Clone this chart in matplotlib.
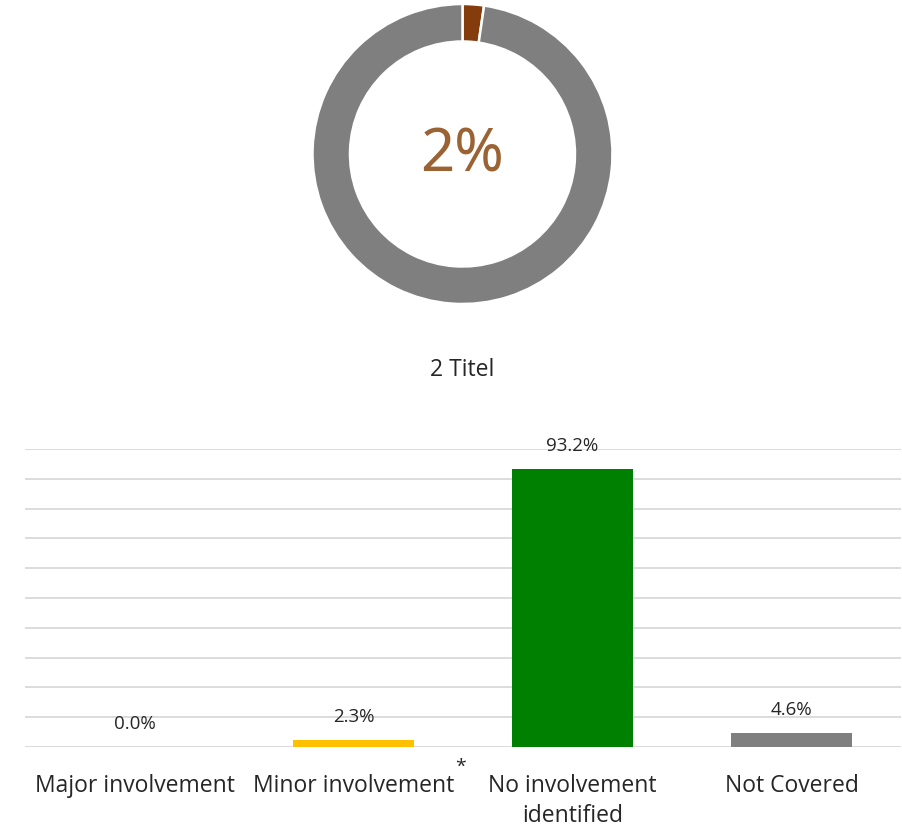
import matplotlib.pyplot as plt
import numpy as np

plt.rcParams['font.family'] = ['Open Sans', 'DejaVu Sans']

# donut data
donut_values = [2.3, 97.7]
donut_colors = ["#843C0C", "#7F7F7F"]
donut_label = "2%"
donut_title = "2 Titel"

# bar data
categories = ["Major involvement", "Minor involvement", "No involvement\nidentified", "Not Covered"]
values = [0.0, 2.3, 93.2, 4.6]
bar_colors = ["#843C0C", "#FFC000", "#008000", "#7F7F7F"]
value_labels = ["0.0%", "2.3%", "93.2%", "4.6%"]

W, H = 903, 828
fig = plt.figure(figsize=(W / 100, H / 100), dpi=100)

def px_axes(left, top, right, bottom):
    return fig.add_axes([left / W, 1 - bottom / H, (right - left) / W, (bottom - top) / H])

txt = "#262626"

# donut
ax1 = px_axes(312.5, 5, 612.5, 305)
ax1.pie(donut_values, colors=donut_colors, startangle=90, counterclock=False,
        radius=1.0, wedgeprops=dict(width=0.25, edgecolor="white", linewidth=1.8))
ax1.set_xlim(-1.0, 1.0)
ax1.set_ylim(-1.0, 1.0)
ax1.set_aspect("equal")
ax1.text(0, -0.005, donut_label, ha="center", va="center", fontsize=43,
         color="#9B6333", family=["Noto Sans", "DejaVu Sans"])
ax1.axis("off")

fig.text(462 / W, 1 - 370 / H, donut_title, ha="center", va="center",
         fontsize=16.5, color=txt)

# bars
ax2 = px_axes(25, 450, 901, 748)
x = np.arange(len(categories))
ax2.bar(x, values, width=0.557, color=bar_colors, zorder=3)
ax2.set_xlim(-0.5, len(categories) - 0.5)
ax2.set_ylim(0, 100)
ax2.set_yticks(np.arange(0, 101, 10))
ax2.yaxis.grid(True, color="#D9D9D9", linewidth=1.3, zorder=0)
ax2.tick_params(axis="y", left=False, labelleft=False)
ax2.tick_params(axis="x", bottom=False, pad=15)
ax2.set_xticks(x)
ax2.set_xticklabels(categories, fontsize=16.5, color=txt,
                    linespacing=1.33, va="top")
for s in ax2.spines.values():
    s.set_visible(False)

for xi, v, lab in zip(x, values, value_labels):
    ax2.annotate(lab, (xi, v), xytext=(0, 17.3), textcoords="offset points",
                 ha="center", va="center", fontsize=13.5, color=txt)

fig.text(461 / W, 1 - 767 / H, "*", ha="center", va="center", fontsize=14, color=txt)

fig.savefig("out.png", dpi=100)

→ **TASK INSTRUCTIONS**
Go from the first line of the listing to the line holding "fig = plt.figure(figsize=(W" and, please, transcribe those lines exactly, both included, with no pictures.

→ **SOLUTION**
Clone this chart in matplotlib.
import matplotlib.pyplot as plt
import numpy as np

plt.rcParams['font.family'] = ['Open Sans', 'DejaVu Sans']

# donut data
donut_values = [2.3, 97.7]
donut_colors = ["#843C0C", "#7F7F7F"]
donut_label = "2%"
donut_title = "2 Titel"

# bar data
categories = ["Major involvement", "Minor involvement", "No involvement\nidentified", "Not Covered"]
values = [0.0, 2.3, 93.2, 4.6]
bar_colors = ["#843C0C", "#FFC000", "#008000", "#7F7F7F"]
value_labels = ["0.0%", "2.3%", "93.2%", "4.6%"]

W, H = 903, 828
fig = plt.figure(figsize=(W / 100, H / 100), dpi=100)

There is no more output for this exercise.